Dennis’s attitude has helped sustain her, Claudia says. If ever she has asked, “Why me?” he has gently reminded her that she may not be the focus of the situation, that perhaps someone is supposed to learn through her or be blessed by serving her.
What has been their best weapon in meeting the challenges of life? “In a broad sense,” Dennis says, “just the fact that the gospel is active in our lives.” Participation in the Church has been a priority in their marriage since the beginning.
Knowledge of the scriptures has been a strong source of comfort for both of them as well. Dennis particularly appreciates a Book of Mormon scripture that tells of the blessing given to missionaries who served under Alma in ministering among the Zoramites: “And [the Lord] also gave them strength, that they should suffer no manner of afflictions, save it were swallowed up in the joy of Christ” (Alma 31:38). It has been comforting, he says, to know that he and Claudia did not have to bear their problems alone and to try to make the joy that is possible through the Atonement a real influence in their lives. “The operative word is joy,” Dennis says, and not necessarily what the world thinks of as happiness.
Claudia, too, draws strength from the scriptures. Several point the way for her: “Be patient in long-suffering and afflictions” (Alma 17:11); “Endure in faith on his name to the end” (D&C 20:29); “Serve him with all diligence of mind, [and] if ye do this, he will, according to his own will and pleasure, deliver you out of bondage” (Mosiah 7:33); and “The spirit and the body shall be reunited again in its perfect form; both limb and joint shall be restored to its proper frame” (Alma 11:43). Someday, Claudia says, she hopes to be able to do the things she has not been able to do with her husband and children in this life and to enjoy dancing and other physical activities as she did when she was a young woman.

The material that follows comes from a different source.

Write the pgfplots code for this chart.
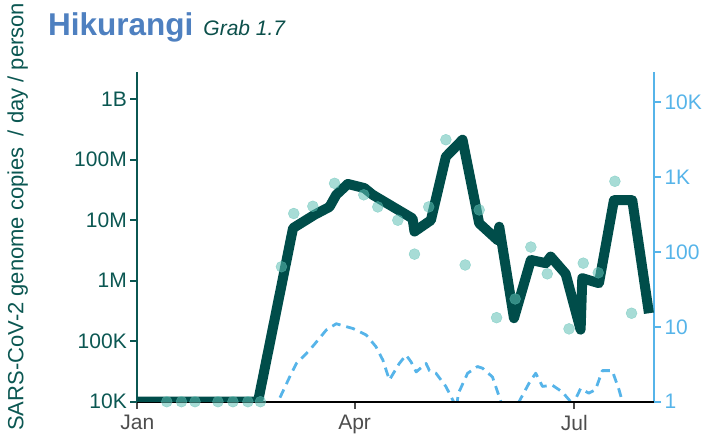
\documentclass[border=0pt]{standalone}
\usepackage{fontspec}
\setmainfont{Liberation Sans}
\usepackage{pgfplots}
\pgfplotsset{compat=1.18}
\definecolor{linecol}{HTML}{004D4A}
\definecolor{leftcol}{HTML}{0B5752}
\definecolor{ptcol}{HTML}{5FC0B5}
\definecolor{rightcol}{HTML}{56B4E9}
\definecolor{titlecol}{HTML}{4E80C0}
\definecolor{grabcol}{HTML}{0B4F4A}
\definecolor{xlabcol}{HTML}{4D4D4D}
\newcommand{\tickfont}{\fontsize{21bp}{24bp}\selectfont}
\begin{document}
\begin{tikzpicture}
% right axis (drawn first so its dashed line lies beneath)
\begin{axis}[
  scale only axis, width=516.7bp, height=329.7bp,
  at={(137.3bp,44.3bp)}, anchor=south west,
  xmin=0, xmax=214, ymode=log, ymin=1, ymax=25400,
  axis x line=none, axis y line*=right,
  y axis line style={-, rightcol, line width=2bp},
  ytick={1,10,100,1000,10000}, yticklabels={1,10,100,1K,10K},
  yticklabel style={rightcol, font=\tickfont},
  ytick style={rightcol, line width=2bp},
  tick align=outside, major tick length=7bp, yminorticks=false,
  clip=true,
]
\addplot[rightcol, line width=2.8bp, dash pattern=on 9bp off 6bp, line join=round] coordinates {
(0,0.8) (57,0.8) (58.3,1) (63.1,2.14) (65.9,3.24) (71.4,4.9) (78.3,9.1) (82.4,11) (85,10.4) (89.3,9.5)
(94.8,7.8) (98.9,5.4) (101.7,3.6) (104.4,1.95) (108.5,3.24) (111.3,4.2) (113.4,3.4)
(115.5,2.5) (119.6,3.24) (121,2.6) (123.7,2.4) (127.8,1.6) (131,1) (131.5,0.8) (132.5,1) (133,1.3)
(136.8,2.4) (140.9,2.95) (143,2.8) (147.1,2.14) (150.6,1) (151,0.8) (157.5,0.8) (158.1,1) (162.3,1.78)
(165,2.4) (167.8,1.6) (171.9,1.66) (176,1.35) (179.5,1) (180,0.8) (181,1) (183.6,1.5) (187,1.3)
(189.8,1.45) (192.6,2.6) (196.7,2.6) (199.5,1.45) (200.9,1) (201.5,0.8) (214,0.8)
};
\end{axis}
% left axis
\begin{axis}[
  scale only axis, width=516.7bp, height=329.7bp,
  at={(137.3bp,44.3bp)}, anchor=south west,
  xmin=0, xmax=214, ymode=log, ymin=1e4, ymax=2.82e9,
  axis x line*=bottom, axis y line*=left,
  x axis line style={-, black, line width=2bp},
  y axis line style={-, leftcol, line width=2bp},
  xtick={0,90,181}, xticklabels={Jan,Apr,Jul},
  ytick={1e4,1e5,1e6,1e7,1e8,1e9}, yticklabels={10K,100K,1M,10M,100M,1B},
  tick align=outside, major tick length=7bp, yminorticks=false, xminorticks=false,
  xtick style={xlabcol, line width=2bp}, ytick style={leftcol, line width=2bp},
  yticklabel style={leftcol, font=\tickfont},
  xticklabel style={xlabcol, font=\tickfont, yshift=-3bp},
  clip=true,
]
\addplot[linecol, line width=10bp, line join=round, line cap=butt] coordinates {
(0,1e4) (50,1e4) (64.5,7.4e6) (73.4,1.23e7) (79.6,1.66e7) (82.4,2.63e7) (87.2,3.98e7)
(94.1,3.39e7) (97.5,2.63e7) (114,1.07e7) (114.8,6.5e6) (121.6,1.0e7) (127.8,1.12e8)
(134.7,2.14e8) (141.6,8.9e6) (149.2,4.7e6) (149.9,7.8e6) (156,2.4e5) (163,2.2e6)
(169.2,1.95e6) (171.2,2.5e6) (177.4,1.3e6) (183.6,1.55e5) (184.3,1.1e6) (191.2,9.1e5)
(197.4,2.14e7) (205,2.14e7) (211.9,2.9e5)
};
\addplot[only marks, mark=*, color=ptcol, mark size=5.5bp, opacity=0.55] coordinates {
(12.2,1e4) (18.3,1e4) (23.9,1e4) (33.4,1e4) (39.6,1e4) (45.8,1e4) (51,1e4)
(59.7,1.7e6) (64.8,1.29e7) (72.7,1.7e7) (81.7,4.07e7) (93.8,2.63e7) (99.6,1.66e7)
(107.9,1.0e7) (114.8,2.75e6) (120.7,1.66e7) (127.8,2.14e8) (135.8,1.82e6)
(141.6,1.48e7) (148.8,2.45e5) (156.5,5.0e5) (163,3.6e6) (169.8,1.3e6) (178.8,1.6e5)
(184.7,1.95e6) (190.9,1.35e6) (197.8,4.4e7) (204.7,2.9e5)
};
\end{axis}
\node[anchor=base west, inner sep=0pt] at (48bp,410bp)
  {{\color{titlecol}\fontsize{31.5bp}{36bp}\selectfont\bfseries Hikurangi}\hspace{10bp}{\color{grabcol}\fontsize{21bp}{24bp}\selectfont\itshape Grab 1.7}};
\node[rotate=90, anchor=base west, inner sep=0pt, text=leftcol] at (23.3bp,15bp)
  {\fontsize{22bp}{25bp}\selectfont SARS-CoV-2 genome copies\hspace{0.5em}/ day / person};
\pgfresetboundingbox
\useasboundingbox (0,0) rectangle (713bp,446bp);
\end{tikzpicture}
\end{document}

The power of prayer is a constant sustaining influence for her. The power of the priesthood exercised in her behalf through her husband and others has provided strength and comfort in times of need. Not long ago, Claudia felt the need for a priesthood blessing because of pain from an illness brought on by her disability. Not wanting to trouble her husband yet again, she put off asking him. But a few nights later, she could no longer endure the pain, so she asked her husband and son to give her a blessing. She recalls not only the comfort she felt as they pronounced the blessing but the lingering warmth of hands on her head even after they took theirs away. Her pain was relieved. “I’ve had blessings and comfort, and I know that’s why I get through this illness and disability. I know that He’s there.”
The Hiatt children remark on how well their parents work together as a team. “They are committed to each other—completely,” their daughter Brittany emphasizes. “They are the most important thing to each other.” They share all the little details of their days, and there is nothing they would rather do than spend time with each other. Despite her mother’s periodic physical setbacks, her father is always there to support the woman he loves. “No matter what comes to them,” Brittany adds, “they will make it through somehow—and they will do it together.”
Or as David explains: “They’re building for eternity. They were married in the temple, and they’re building something to last forever.”